By Dylan Huber

It is the normal condition of high school students to toil with a kind of blind foresight. They foresee the clearest of ends: acceptance into college, a well-paying job, and a contented existence; all of this is achieved simply through the relentless enactment of their thousandfold means. And who among us could blame them? Each moment of their life is constantly presented with the most certain of certainties, the most irresistible of all charming falsities: that everything will be worth it.

Graduation slowly approaching, one endures the chosen damnation of senioritis, attends each absolutely necessary event, and remains chained to the resolute unfreedom that defines them entirely; the unlit chasm of ignorance, wherein they yet still remain, is alone their sole comfort. Only, this cannot last forever. They may end up being a part of those most exalted few who get into their “dream school” and perceivably obtain everything they’d ever wanted, or they get roundly rejected, despite their respectably interchangeable efforts, and perceivably obtain nothing; this all matters little. In any case, they have escaped.

They have left the machinery of high school existence and entered, as it were, into the vast unknown.

There is an air of purposelessness that envelops the summer after Graduation; a malaise without structure, a life without cohesion. All else before, even during the heights of senioritis, was still firmly embedded within the form of high school. When that backdrop finally falls, the student can no longer ignore their condition, for that condition is no longer necessary.

What is left, then? What course of action must follow? What new end must be sought? None. Let us again imagine the student that got everything, entered into their dream school, and that truly unspeakable alternative. They are both left with two options: looking with either prideful or shameful sentimentality at the drawn-on past or turning towards an empty future.

The past, for its part, has always an admirable form to it; it is a well from which one can glean anything they desire. If they want pride, shame, sadness, or happiness, it is all there for them. The future, on the other hand, is formless. Sure, with structure one can project a form onto it, believe in it truly, and let it guide your every action, but eventually, that structure must disappear. The (former) student, in looking toward the future during a time without structure, is staring down the void itself. It is their decision on whether to enter it.

In not entering it, not charging headfirst with a powerful authenticity, they are condemned to infinite malaise, with the singular comfort of the past. They, for all intents and purposes, presently live there; they are alone, comforted only by a strange form of “self” that they have deceived themselves into still believing they are; they must always believe that everything was worth it, thus they cannot look into the future that might not make it so. It is a stasis at the precipice of freedom. It is cowardice in fear of the leap.

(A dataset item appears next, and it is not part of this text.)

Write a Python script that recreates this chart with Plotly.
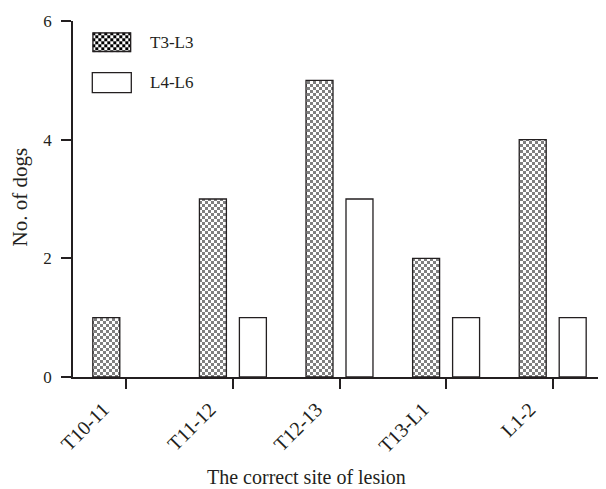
import base64
import plotly.graph_objects as go

categories = ["T10-11", "T11-12", "T12-13", "T13-L1", "L1-2"]
t3_l3 = [1, 3, 5, 2, 4]
l4_l6 = [0, 1, 3, 1, 1]
series_names = ["T3-L3", "L4-L6"]
y_ticks = [0, 2, 4, 6]

FONT = "Liberation Serif"
INK = "#231f20"
LW = 1.3

# the page puts the figure 8px in from the top-left corner
W, H = 598, 481
ML, MT, MB, MR = 65, 13, 112, 0


def line_widths(vals):
    return [LW if v > 0 else 0 for v in vals]


def checker_pattern():
    try:
        return go.bar.marker.Pattern(path="M0,0H3V3H0ZM3,3H6V6H3Z", size=6,
                                     fgcolor="black", bgcolor="white",
                                     fillmode="overlay")
    except Exception:
        return go.bar.marker.Pattern(shape=".", fgcolor="white", bgcolor="black",
                                     size=6, solidity=0.45, fillmode="overlay")


fig = go.Figure()
fig.add_trace(go.Bar(
    x=categories, y=t3_l3, name=series_names[0], showlegend=False,
    marker=dict(color="black", line=dict(color=INK, width=line_widths(t3_l3)),
                pattern=checker_pattern()),
))
fig.add_trace(go.Bar(
    x=categories, y=l4_l6, name=series_names[1], showlegend=False,
    marker=dict(color="white", line=dict(color=INK, width=line_widths(l4_l6))),
))

# legend drawn by hand (large swatches like the reference)
svg = ("<svg xmlns='http://www.w3.org/2000/svg' width='39' height='20'>"
       "<defs><pattern id='p' width='6' height='6' patternUnits='userSpaceOnUse'>"
       "<rect width='6' height='6' fill='white'/>"
       "<rect width='3' height='3' fill='black'/>"
       "<rect x='3' y='3' width='3' height='3' fill='black'/></pattern></defs>"
       "<rect width='39' height='20' fill='url(#p)' stroke='#231f20' stroke-width='2.6'/>"
       "</svg>")
svg_uri = "data:image/svg+xml;base64," + base64.b64encode(svg.encode()).decode()

plot_w = W - ML - MR
plot_h = H - MT - MB


def px_x(X):
    return (X - 8 - ML) / plot_w


def px_y(Y):
    return (H - MB + 8 - Y) / plot_h


fig.add_layout_image(dict(
    source=svg_uri, xref="paper", yref="paper",
    x=px_x(92.3), y=px_y(32.3), sizex=39 / plot_w, sizey=20 / plot_h,
    xanchor="left", yanchor="top", sizing="stretch", layer="above",
))
fig.add_shape(type="rect", xref="paper", yref="paper",
              x0=px_x(92.3), x1=px_x(131.3), y0=px_y(92.7), y1=px_y(72.7),
              line=dict(color=INK, width=LW), fillcolor="white")

fig.update_layout(
    width=W, height=H,
    margin=dict(l=ML, r=MR, t=MT, b=MB, autoexpand=False),
    paper_bgcolor="white", plot_bgcolor="white",
    font=dict(family=FONT, size=17, color=INK),
    barmode="group", bargap=0.25, bargroupgap=0.325,
    showlegend=False,
    xaxis=dict(
        showline=True, linecolor=INK, linewidth=1.5,
        ticks="outside", ticklen=10, tickwidth=1.5, tickcolor=INK,
        tickangle=-45, tickfont=dict(family=FONT, size=20, color=INK),
        ticklabelshift=-23, ticklabelstandoff=1,
        showgrid=False, zeroline=False, range=[-0.5, 4.5],
    ),
    yaxis=dict(
        showline=True, linecolor=INK, linewidth=1.5,
        ticks="outside", ticklen=10, tickwidth=1.5, tickcolor=INK,
        tickvals=y_ticks, tickfont=dict(family=FONT, size=17, color=INK),
        ticklabelstandoff=6,
        showgrid=False, zeroline=False, range=[0, 6],
    ),
    annotations=[
        dict(text=series_names[0], xref="paper", yref="paper",
             x=px_x(147.7), y=px_y(42.3), xanchor="left", yanchor="middle",
             showarrow=False, font=dict(family=FONT, size=17, color=INK)),
        dict(text=series_names[1], xref="paper", yref="paper",
             x=px_x(147.7), y=px_y(82.7), xanchor="left", yanchor="middle",
             showarrow=False, font=dict(family=FONT, size=17, color=INK)),
        dict(text="The correct site of lesion", xref="paper", yref="paper",
             x=px_x(306), y=px_y(477), xanchor="center", yanchor="middle",
             showarrow=False, font=dict(family=FONT, size=20, color=INK)),
        dict(text="No. of dogs", xref="paper", yref="paper",
             x=px_x(19.5), y=px_y(197), xanchor="center", yanchor="middle",
             textangle=-90, showarrow=False,
             font=dict(family=FONT, size=21, color=INK)),
    ],
)

fig.write_html("out.html")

Structure is an innately deterministic force in that it creates a steadfast belief in determinism. When people have structure, there is an already present grounding on which their every action stands; they need not be anything more than robotic beings, bereft of humanity. To accomplish anything within the realm of apparent structure, one needs little more motivation than the insipid knowledge of cause and effect.

To enter into the empty future, this void absent structure is to renounce this type of existence. It is to reject the deception that has clouded the mind, the untruth that has consumed one for so long; it is to wholeheartedly accept the most potent, terrifying, and freeing of all realities: perhaps everything will not be worth it.

There will, of course, be times when structure returns and one is at risk of enchantment. But now is not that time. Right now, in this singular moment without grounding, one must leap into the air. One must finally be free.